If you blocked the page before removing your content permanently (step 1), unblock and then reblock the page. This clears the page from the index, if it was recrawled after blocking.

– Removals and SafeSearch reports Tool

To remove a page from Google’s Search Engine Results Pages (SERPs):

Add a noindex HTTP header or meta tag to the pages
Allow search engines to crawl pages by removing the disallow directive from the robots.txt file (if a disallow directive exists)
Claim the domain (in Google Search Console) and submit the URLs for removal

You can use the Removals tool within Google Search Console to temporarily remove a URL from Google’s index.

Screenshot of Google Search Console's Remove URLs tool

As seen in the screenshot above:

To block a page from appearing in Google Search results permanently… add a NOINDEX tag to the page and allow it to be crawled by Googlebot.

NOTE: To remove all URLs which begin with a specific path, a URL prefix may be used. Using this method, all URLs for a domain may be removed from Google Search results by entering a single forward slash (“/”) into the prompt in Google Search Console’s Remove URLs tool.

Screenshot of Google Search Console's Remove URLs prompt

Once you’ve successfully removed the URLs from Google Search results, the SERP page should appear empty. The site: search operator may be used (in combination with an inurl: search operator, as needed) in Google search to check if the URLs still appear within Google Search results (e.g. “site:example.com inurl:/path/”).

Screenshot of empty Google Search results

Removing Images from Google SERPs

While Google suggests not using robots.txt as a way to block pages, it turns out that Google treats the robots.txt file differently for images. For images, the robots.txt directive is effective because it provides flexibility and control through the use of wildcards and subpath blocking.

There are two ways to remove images from your site from Google’s search results:

robots.txt disallow rules.

The noindex X-Robots-Tag HTTP header.

The two methods have the same effect, choose the method that is more convenient for your site. Keep in mind that Googlebot has to crawl the URLs to extract the HTTP headers, so implementing both methods at the same time doesn’t make sense.

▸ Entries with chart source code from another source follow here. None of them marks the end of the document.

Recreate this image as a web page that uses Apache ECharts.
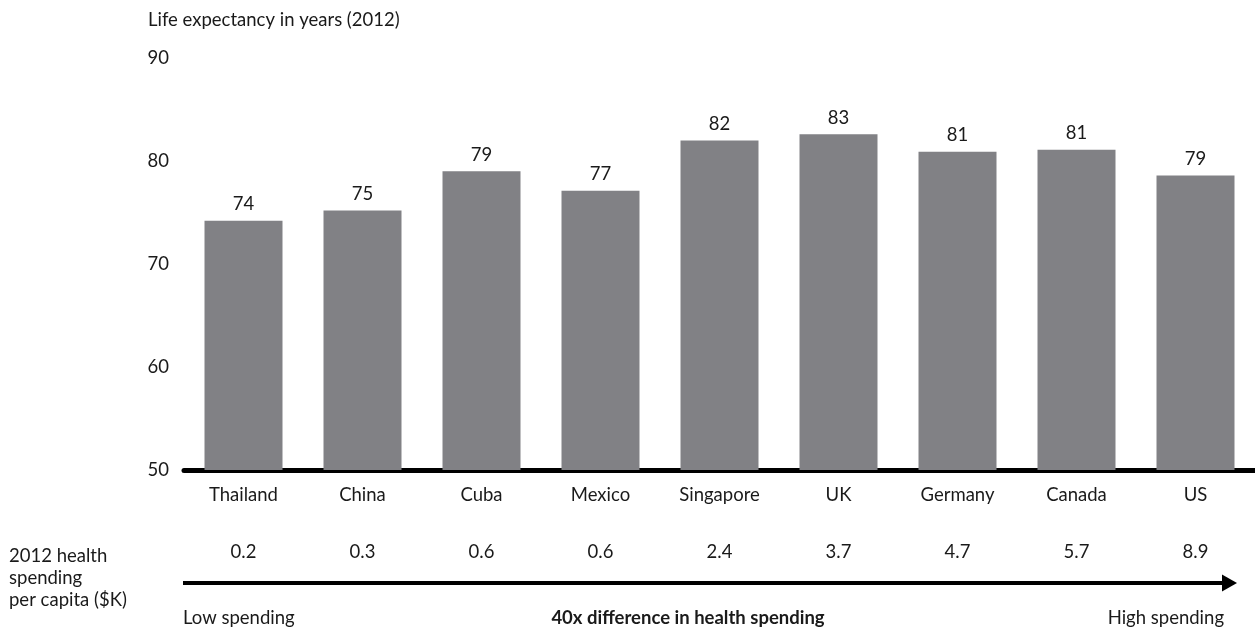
<!DOCTYPE html>
<html>
<head>
<meta charset="utf-8">
<script src="https://cdn.jsdelivr.net/npm/echarts@6/dist/echarts.min.js"></script>
<style>
html,body{margin:0;padding:0;background:#fff;}
#chart{width:1255px;height:632px;}
</style>
</head>
<body>
<div id="chart"></div>
<script>
const categories = ['Thailand', 'China', 'Cuba', 'Mexico', 'Singapore', 'UK', 'Germany', 'Canada', 'US'];
const lifeExpectancy = [74.2, 75.2, 79.0, 77.1, 82.0, 82.6, 80.9, 81.1, 78.6];
const spending = ['0.2', '0.3', '0.6', '0.6', '2.4', '3.7', '4.7', '5.7', '8.9'];
const yMin = 50, yMax = 90, yStep = 10;
const titleText = 'Life expectancy in years (2012)';
const sideLabel = '2012 health\nspending\nper capita ($K)';
const lowText = 'Low spending';
const midText = '40x difference in health spending';
const highText = 'High spending';

const FONT = 'Lato';
const FS = 18.5;
const TXT = '#1a1a1a';
const chart = echarts.init(document.getElementById('chart'));
chart.setOption({
  animation: false,
  backgroundColor: '#ffffff',
  textStyle: { fontFamily: FONT },
  grid: { left: 184, top: 58, width: 1074, height: 412, containLabel: false },
  xAxis: [
    {
      type: 'category', data: categories, gridIndex: 0, position: 'bottom',
      axisLine: { show: true, lineStyle: { color: '#000', width: 5 } },
      axisTick: { show: false },
      axisLabel: { color: TXT, fontSize: FS, fontFamily: FONT, margin: 16 }
    },
    {
      type: 'category', data: spending, gridIndex: 0, position: 'bottom', offset: 60,
      axisLine: { show: false }, axisTick: { show: false },
      axisLabel: { color: TXT, fontSize: FS, fontFamily: FONT, margin: 13 }
    }
  ],
  yAxis: {
    type: 'value', min: yMin, max: yMax, interval: yStep,
    axisLine: { show: false }, axisTick: { show: false }, splitLine: { show: false },
    axisLabel: { color: TXT, fontSize: FS, fontFamily: FONT, margin: 15 }
  },
  series: [{
    type: 'bar', data: lifeExpectancy, barWidth: 78, xAxisIndex: 0,
    itemStyle: { color: '#818185' },
    label: {
      show: true, position: 'top', distance: 7, color: TXT, fontSize: FS, fontFamily: FONT,
      formatter: p => String(Math.round(p.value))
    }
  }],
  graphic: [
    { type: 'text', left: 148, top: 11, style: { text: titleText, fill: TXT, fontSize: FS, fontFamily: FONT } },
    { type: 'text', left: 9, top: 545, style: { text: sideLabel, fill: TXT, fontSize: FS, fontFamily: FONT, lineHeight: 22 } },
    { type: 'line', shape: { x1: 183, y1: 583, x2: 1224, y2: 583 }, style: { stroke: '#000', lineWidth: 4 } },
    { type: 'polygon', shape: { points: [[1222, 574.5], [1237, 583], [1222, 591.5]] }, style: { fill: '#000' } },
    { type: 'text', left: 183, top: 609, style: { text: lowText, fill: TXT, fontSize: FS, fontFamily: FONT } },
    { type: 'text', x: 688, y: 609, style: { text: midText, fill: TXT, fontSize: FS, fontFamily: FONT, fontWeight: 'bold', align: 'center' } },
    { type: 'text', x: 1224, y: 609, style: { text: highText, fill: TXT, fontSize: FS, fontFamily: FONT, align: 'right' } }
  ]
});
</script>
</body>
</html>
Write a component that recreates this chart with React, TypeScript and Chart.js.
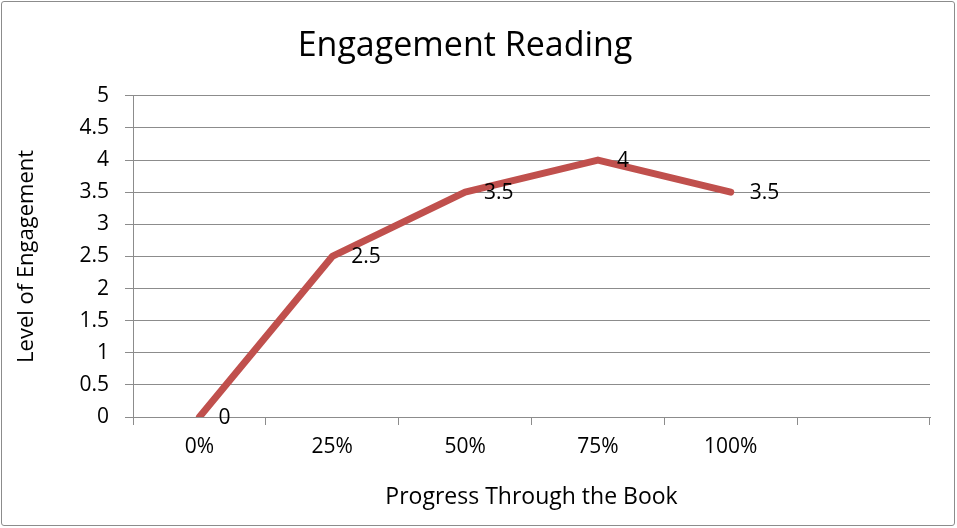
import React, { useEffect, useRef } from "react";
import { Chart, registerables } from "chart.js";

Chart.register(...registerables);

const categories = ["0%", "25%", "50%", "75%", "100%", ""];
const engagement: (number | null)[] = [0, 2.5, 3.5, 4, 3.5, null];
const chartTitle = "Engagement Reading";
const xTitle = "Progress Through the Book";
const yTitle = "Level of Engagement";

const FONT = "'Open Sans', 'DejaVu Sans', sans-serif";
const GRID = "#8c8c8c";

const labelPlugin = {
  id: "pointLabels",
  afterDatasetsDraw(chart: any) {
    const ctx = chart.ctx;
    const meta = chart.getDatasetMeta(0);
    ctx.save();
    ctx.font = `21px ${FONT}`;
    ctx.fillStyle = "#000";
    ctx.textAlign = "left";
    ctx.textBaseline = "middle";
    meta.data.forEach((pt: any, i: number) => {
      const v = engagement[i];
      if (v === null || v === undefined) return;
      ctx.fillText(String(v), pt.x + 19, pt.y + 1);
    });
    ctx.restore();
  },
};

export default function App() {
  const ref = useRef<HTMLCanvasElement | null>(null);
  useEffect(() => {
    if (!ref.current) return;
    const chart = new Chart(ref.current, {
      type: "line",
      data: {
        labels: categories,
        datasets: [
          {
            data: engagement,
            borderColor: "#C0504D",
            borderWidth: 7,
            pointRadius: 0,
            borderCapStyle: "round",
            borderJoinStyle: "round",
            tension: 0,
            spanGaps: false,
          },
        ],
      },
      options: {
        animation: false,
        responsive: false,
        maintainAspectRatio: false,
        layout: { padding: { left: 0, right: 27, top: 0, bottom: 0 } },
        plugins: {
          legend: { display: false },
          tooltip: { enabled: false },
          title: {
            display: true,
            text: chartTitle,
            color: "#000",
            font: { family: FONT, size: 34, weight: "normal" },
            padding: { top: 26, bottom: 29 },
          },
        },
        scales: {
          x: {
            type: "category",
            offset: true,
            grid: {
              offset: true,
              drawOnChartArea: false,
              drawTicks: true,
              tickLength: 8,
              color: GRID,
              lineWidth: 1,
            },
            border: { display: true, color: GRID, width: 1 },
            ticks: {
              color: "#000",
              padding: 9,
              maxRotation: 0,
              autoSkip: false,
              font: { family: FONT, size: 21 },
            },
            title: {
              display: true,
              text: xTitle,
              color: "#000",
              font: { family: FONT, size: 23 },
              padding: { top: 0, bottom: 17 },
            },
            afterFit: (s: any) => {
              s.height = 111;
            },
          },
          y: {
            min: 0,
            max: 5,
            ticks: {
              stepSize: 0.5,
              color: "#000",
              padding: 16,
              font: { family: FONT, size: 21 },
              callback: (v: any) => String(Number(v)),
            },
            grid: {
              color: GRID,
              lineWidth: 1,
              tickLength: 8,
              drawTicks: true,
            },
            border: { display: true, color: GRID, width: 1 },
            title: {
              display: true,
              text: yTitle,
              color: "#000",
              font: { family: FONT, size: 22 },
              padding: { top: 14, bottom: 0 },
            },
            afterFit: (s: any) => {
              s.width = 133;
            },
          },
        },
      },
      plugins: [labelPlugin],
    });
    return () => chart.destroy();
  }, []);

  return (
    <div
      style={{
        position: "fixed",
        left: 0,
        top: 0,
        width: 957,
        height: 528,
        background: "#fff",
      }}
    >
      <canvas ref={ref} width={957} height={528} style={{ width: 957, height: 528, display: "block" }} />
      <div
        style={{
          position: "absolute",
          left: 1,
          top: 1,
          width: 952,
          height: 523,
          border: "1.5px solid #8c8c8c",
          borderRadius: 3,
          pointerEvents: "none",
        }}
      />
    </div>
  );
}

You can instruct Google to exclude any files within an images directory from their index using the following robots.txt declaration:

User-agent: Googlebot-Image
Disallow: /images/

NOTE: In order for a robots.txt directive to take effect, Google must recrawl the site. As such, after implementing a robots.txt directive, it will take some time before an image is removed from search results. For more immediate results, you may use the Google Search Console Removals tool.